Beginning with the first line, set down every line through the one containing "142.8, 152.5, 162.0]", exactly as it appears, but not the pictures.

* start *

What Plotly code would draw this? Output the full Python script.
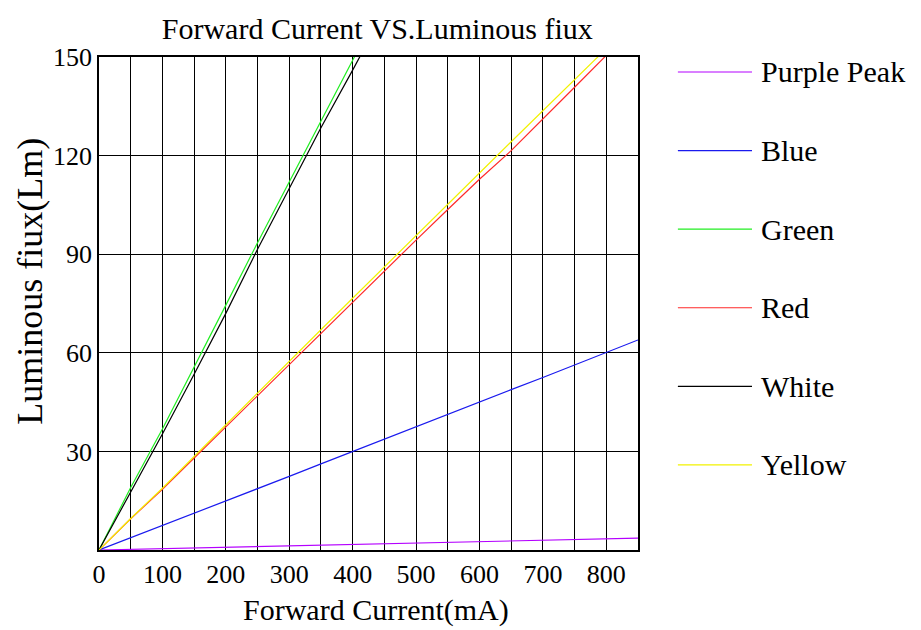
import plotly.graph_objects as go

# Forward current (mA) sample points
CURRENT = [0, 50, 100, 150, 200, 250, 300, 350, 400, 450, 500, 550, 600, 650, 700, 750, 800, 850]
CURRENT_FAST = [0, 50, 100, 150, 200, 250, 300, 350, 400, 450]

# Luminous flux (lm) per colour
PURPLE_PEAK = [0, 0.2, 0.4, 0.6, 0.85, 1.05, 1.25, 1.5, 1.7, 1.9, 2.1, 2.3, 2.55, 2.75, 2.95, 3.2, 3.4, 3.6]
BLUE = [0, 3.7, 7.4, 11.1, 14.9, 18.6, 22.4, 26.2, 30.0, 33.7, 37.5, 41.2, 45.0, 48.8, 52.5, 56.3, 60.1, 63.9]
GREEN = [0, 19.0, 36.8, 55.5, 74.5, 93.5, 112.0, 130.5, 149.2, 167.5]
RED = [0, 9.5, 18.5, 28.0, 37.5, 47.0, 56.5, 66.0, 75.5, 85.0, 94.3, 103.6, 112.8, 121.5, 131.3, 140.8, 150.5, 160.0]
WHITE = [0, 17.5, 35.3, 53.5, 72.0, 91.5, 110.0, 128.5, 146.0, 164.0]
YELLOW = [0, 9.6, 18.8, 28.5, 38.2, 47.8, 57.4, 67.0, 76.6, 86.2, 95.7, 105.2, 114.7, 124.2, 133.6, 142.8, 152.5, 162.0]

SERIES = [
    ("Purple Peak", CURRENT, PURPLE_PEAK, "#b400ff"),
    ("Blue", CURRENT, BLUE, "#1a1aee"),
    ("Green", CURRENT_FAST, GREEN, "#22ee22"),
    ("Red", CURRENT, RED, "#ff2a2a"),
    ("White", CURRENT_FAST, WHITE, "#000000"),
    ("Yellow", CURRENT, YELLOW, "#f2f200"),
]

X_TICKS = list(range(0, 851, 50))
X_LABELS = [str(v) if v % 100 == 0 and v <= 800 else "" for v in X_TICKS]
Y_TICKS = [0, 30, 60, 90, 120, 150]
Y_LABELS = ["", "30", "60", "90", "120", "150"]

FONT = "Liberation Serif"

fig = go.Figure()
for name, x, y, color in SERIES:
    fig.add_trace(go.Scatter(x=x, y=y, name=name, mode="lines",
                             line=dict(color=color, width=1.2), showlegend=False))

# hand-drawn legend with long line samples, like the original
for i, (name, _, _, color) in enumerate(SERIES):
    ypos = 0.9696 - i * 0.1594
    fig.add_shape(type="line", xref="paper", yref="paper", x0=1.074, x1=1.2115,
                  y0=ypos, y1=ypos, line=dict(color=color, width=1.2))
    fig.add_annotation(text=name, xref="paper", yref="paper", x=1.224, y=ypos,
                       xanchor="left", yanchor="middle", showarrow=False,
                       font=dict(family=FONT, size=30, color="black"))

# axis titles sit a little off-centre in the original
fig.add_annotation(text="Forward Current(mA)", xref="paper", yref="paper", x=0.514, y=-0.1217,
                   xanchor="center", yanchor="middle", showarrow=False,
                   font=dict(family=FONT, size=30, color="black"))
fig.add_annotation(text="Luminous fiux(Lm)", xref="paper", yref="paper", x=-0.128, y=0.544,
                   xanchor="center", yanchor="middle", textangle=-90, showarrow=False,
                   font=dict(family=FONT, size=36, color="black"))

axis_style = dict(showline=True, linecolor="black", linewidth=1.5, mirror=True,
                  showgrid=True, gridcolor="black", gridwidth=1, zeroline=False,
                  ticks="", tickfont=dict(family=FONT, size=26, color="black"))

fig.update_xaxes(range=[0, 850], tickmode="array", tickvals=X_TICKS, ticktext=X_LABELS, **axis_style)
fig.update_yaxes(range=[0, 150], tickmode="array", tickvals=Y_TICKS, ticktext=Y_LABELS, **axis_style)

# the page body adds an 8px offset, so margins are shifted to compensate
fig.update_layout(
    width=921, height=630,
    margin=dict(l=91, r=291, t=49, b=88),
    paper_bgcolor="white", plot_bgcolor="white",
    font=dict(family=FONT, color="black"),
    title=dict(text="Forward Current VS.Luminous fiux", x=0.401, xanchor="center", y=0.968, yanchor="middle",
               font=dict(family=FONT, size=30, color="black")),
)

fig.write_html("out.html")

* end *

Response
What Plotly code would draw this? Output the full Python script.
import plotly.graph_objects as go

# Forward current (mA) sample points
CURRENT = [0, 50, 100, 150, 200, 250, 300, 350, 400, 450, 500, 550, 600, 650, 700, 750, 800, 850]
CURRENT_FAST = [0, 50, 100, 150, 200, 250, 300, 350, 400, 450]

# Luminous flux (lm) per colour
PURPLE_PEAK = [0, 0.2, 0.4, 0.6, 0.85, 1.05, 1.25, 1.5, 1.7, 1.9, 2.1, 2.3, 2.55, 2.75, 2.95, 3.2, 3.4, 3.6]
BLUE = [0, 3.7, 7.4, 11.1, 14.9, 18.6, 22.4, 26.2, 30.0, 33.7, 37.5, 41.2, 45.0, 48.8, 52.5, 56.3, 60.1, 63.9]
GREEN = [0, 19.0, 36.8, 55.5, 74.5, 93.5, 112.0, 130.5, 149.2, 167.5]
RED = [0, 9.5, 18.5, 28.0, 37.5, 47.0, 56.5, 66.0, 75.5, 85.0, 94.3, 103.6, 112.8, 121.5, 131.3, 140.8, 150.5, 160.0]
WHITE = [0, 17.5, 35.3, 53.5, 72.0, 91.5, 110.0, 128.5, 146.0, 164.0]
YELLOW = [0, 9.6, 18.8, 28.5, 38.2, 47.8, 57.4, 67.0, 76.6, 86.2, 95.7, 105.2, 114.7, 124.2, 133.6, 142.8, 152.5, 162.0]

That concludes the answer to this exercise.